··· AVAILABLE RECORDS ···

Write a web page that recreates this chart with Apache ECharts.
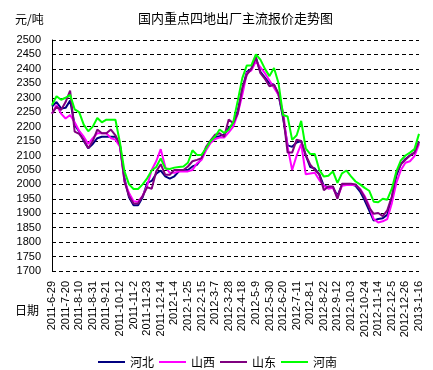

···
··· AVAILABLE RECORDS ···

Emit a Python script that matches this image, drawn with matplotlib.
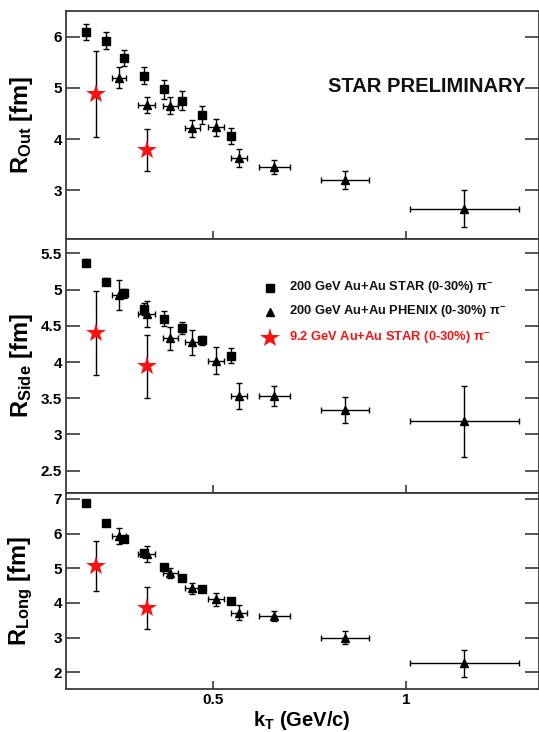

···
··· AVAILABLE RECORDS ···

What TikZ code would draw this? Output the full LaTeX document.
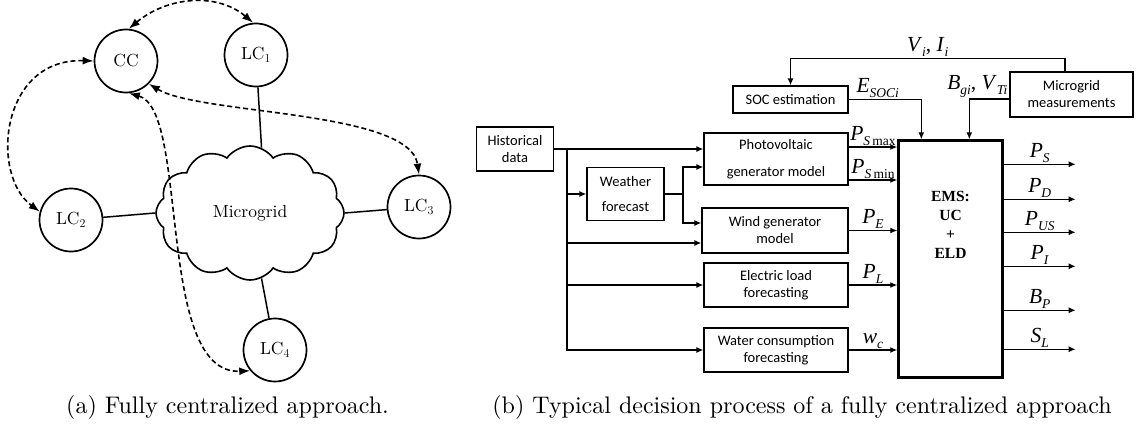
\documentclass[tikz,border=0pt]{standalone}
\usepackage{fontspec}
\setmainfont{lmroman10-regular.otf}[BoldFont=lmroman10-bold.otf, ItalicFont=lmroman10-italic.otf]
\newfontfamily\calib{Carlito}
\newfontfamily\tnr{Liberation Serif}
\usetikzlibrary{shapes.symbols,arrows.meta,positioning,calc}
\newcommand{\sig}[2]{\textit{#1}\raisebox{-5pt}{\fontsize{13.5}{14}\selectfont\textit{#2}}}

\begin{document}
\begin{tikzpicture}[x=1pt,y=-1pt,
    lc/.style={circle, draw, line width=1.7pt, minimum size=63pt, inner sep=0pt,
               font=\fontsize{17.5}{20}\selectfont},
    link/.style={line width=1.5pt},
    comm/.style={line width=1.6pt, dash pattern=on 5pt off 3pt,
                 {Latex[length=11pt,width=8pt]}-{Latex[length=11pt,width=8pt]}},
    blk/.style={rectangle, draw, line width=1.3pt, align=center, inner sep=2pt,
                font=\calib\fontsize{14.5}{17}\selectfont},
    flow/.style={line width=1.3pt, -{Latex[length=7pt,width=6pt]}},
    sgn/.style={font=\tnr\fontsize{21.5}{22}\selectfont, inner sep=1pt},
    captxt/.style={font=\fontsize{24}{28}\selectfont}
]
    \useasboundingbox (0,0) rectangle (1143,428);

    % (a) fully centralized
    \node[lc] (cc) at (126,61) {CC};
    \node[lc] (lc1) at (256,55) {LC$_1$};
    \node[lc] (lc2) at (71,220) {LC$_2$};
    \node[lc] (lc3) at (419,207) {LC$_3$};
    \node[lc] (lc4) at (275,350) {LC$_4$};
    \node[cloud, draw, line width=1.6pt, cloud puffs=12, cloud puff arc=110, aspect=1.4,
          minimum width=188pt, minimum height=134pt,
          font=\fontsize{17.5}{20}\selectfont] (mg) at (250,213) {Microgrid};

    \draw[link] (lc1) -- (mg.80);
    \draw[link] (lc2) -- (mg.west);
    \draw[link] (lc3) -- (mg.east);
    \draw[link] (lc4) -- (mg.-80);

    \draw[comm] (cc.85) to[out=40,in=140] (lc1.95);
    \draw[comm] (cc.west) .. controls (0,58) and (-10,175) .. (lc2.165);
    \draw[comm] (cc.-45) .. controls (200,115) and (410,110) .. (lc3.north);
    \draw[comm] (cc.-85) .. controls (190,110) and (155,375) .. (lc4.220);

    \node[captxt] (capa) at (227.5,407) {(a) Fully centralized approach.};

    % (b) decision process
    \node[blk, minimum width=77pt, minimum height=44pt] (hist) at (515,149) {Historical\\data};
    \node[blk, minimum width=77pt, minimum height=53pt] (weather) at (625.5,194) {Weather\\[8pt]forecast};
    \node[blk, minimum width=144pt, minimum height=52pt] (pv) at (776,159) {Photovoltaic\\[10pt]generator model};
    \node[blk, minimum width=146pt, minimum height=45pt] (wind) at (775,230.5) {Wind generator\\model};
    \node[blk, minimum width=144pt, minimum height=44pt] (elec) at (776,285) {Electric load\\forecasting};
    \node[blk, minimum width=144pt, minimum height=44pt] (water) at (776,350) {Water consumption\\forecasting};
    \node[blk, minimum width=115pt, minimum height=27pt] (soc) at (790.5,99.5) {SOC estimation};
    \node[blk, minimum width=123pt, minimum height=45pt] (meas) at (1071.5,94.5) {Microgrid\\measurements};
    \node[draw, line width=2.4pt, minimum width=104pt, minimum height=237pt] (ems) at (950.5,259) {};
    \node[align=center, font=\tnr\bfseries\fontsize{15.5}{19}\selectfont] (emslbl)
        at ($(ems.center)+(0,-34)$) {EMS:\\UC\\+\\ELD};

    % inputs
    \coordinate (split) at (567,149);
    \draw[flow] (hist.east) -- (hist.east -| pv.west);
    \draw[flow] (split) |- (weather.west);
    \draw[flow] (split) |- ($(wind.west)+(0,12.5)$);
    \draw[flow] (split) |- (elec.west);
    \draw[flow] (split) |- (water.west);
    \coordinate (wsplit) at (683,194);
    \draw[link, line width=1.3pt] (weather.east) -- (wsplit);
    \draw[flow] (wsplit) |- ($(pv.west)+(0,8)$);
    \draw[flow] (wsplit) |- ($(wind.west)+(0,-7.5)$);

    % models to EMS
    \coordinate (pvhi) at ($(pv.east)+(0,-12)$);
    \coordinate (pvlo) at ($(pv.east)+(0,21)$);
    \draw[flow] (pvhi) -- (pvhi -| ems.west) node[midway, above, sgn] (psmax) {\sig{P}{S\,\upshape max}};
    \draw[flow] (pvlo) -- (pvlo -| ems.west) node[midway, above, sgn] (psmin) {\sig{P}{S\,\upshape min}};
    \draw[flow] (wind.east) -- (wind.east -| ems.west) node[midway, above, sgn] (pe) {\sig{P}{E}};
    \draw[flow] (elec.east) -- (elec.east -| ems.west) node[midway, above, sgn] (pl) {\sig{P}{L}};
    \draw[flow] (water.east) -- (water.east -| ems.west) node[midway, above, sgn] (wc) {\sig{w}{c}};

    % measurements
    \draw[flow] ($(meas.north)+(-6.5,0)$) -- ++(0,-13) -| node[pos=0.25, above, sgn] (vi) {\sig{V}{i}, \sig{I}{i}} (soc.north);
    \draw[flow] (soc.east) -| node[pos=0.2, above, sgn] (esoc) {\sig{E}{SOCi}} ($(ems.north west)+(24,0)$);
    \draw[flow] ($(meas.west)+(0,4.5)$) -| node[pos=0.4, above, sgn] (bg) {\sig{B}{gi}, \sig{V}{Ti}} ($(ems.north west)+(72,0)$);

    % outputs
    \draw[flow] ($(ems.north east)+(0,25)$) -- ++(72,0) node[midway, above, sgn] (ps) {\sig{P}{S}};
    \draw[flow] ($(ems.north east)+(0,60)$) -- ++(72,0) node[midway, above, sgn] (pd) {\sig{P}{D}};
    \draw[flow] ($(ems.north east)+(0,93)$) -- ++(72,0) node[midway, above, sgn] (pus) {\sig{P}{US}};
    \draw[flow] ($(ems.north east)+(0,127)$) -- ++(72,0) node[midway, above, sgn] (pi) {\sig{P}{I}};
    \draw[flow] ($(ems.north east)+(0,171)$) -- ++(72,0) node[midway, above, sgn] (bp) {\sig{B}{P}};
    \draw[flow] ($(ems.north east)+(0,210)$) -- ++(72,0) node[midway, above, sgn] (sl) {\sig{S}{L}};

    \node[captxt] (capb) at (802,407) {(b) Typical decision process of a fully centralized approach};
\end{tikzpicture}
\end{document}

···

DO THIS: Above are records; repeat only the lines from the line with "What TikZ code" through the line with "(0,0) rectangle (1143,428);", and leave pictures out.

FULL RESPONSE:
What TikZ code would draw this? Output the full LaTeX document.
\documentclass[tikz,border=0pt]{standalone}
\usepackage{fontspec}
\setmainfont{lmroman10-regular.otf}[BoldFont=lmroman10-bold.otf, ItalicFont=lmroman10-italic.otf]
\newfontfamily\calib{Carlito}
\newfontfamily\tnr{Liberation Serif}
\usetikzlibrary{shapes.symbols,arrows.meta,positioning,calc}
\newcommand{\sig}[2]{\textit{#1}\raisebox{-5pt}{\fontsize{13.5}{14}\selectfont\textit{#2}}}

\begin{document}
\begin{tikzpicture}[x=1pt,y=-1pt,
    lc/.style={circle, draw, line width=1.7pt, minimum size=63pt, inner sep=0pt,
               font=\fontsize{17.5}{20}\selectfont},
    link/.style={line width=1.5pt},
    comm/.style={line width=1.6pt, dash pattern=on 5pt off 3pt,
                 {Latex[length=11pt,width=8pt]}-{Latex[length=11pt,width=8pt]}},
    blk/.style={rectangle, draw, line width=1.3pt, align=center, inner sep=2pt,
                font=\calib\fontsize{14.5}{17}\selectfont},
    flow/.style={line width=1.3pt, -{Latex[length=7pt,width=6pt]}},
    sgn/.style={font=\tnr\fontsize{21.5}{22}\selectfont, inner sep=1pt},
    captxt/.style={font=\fontsize{24}{28}\selectfont}
]
    \useasboundingbox (0,0) rectangle (1143,428);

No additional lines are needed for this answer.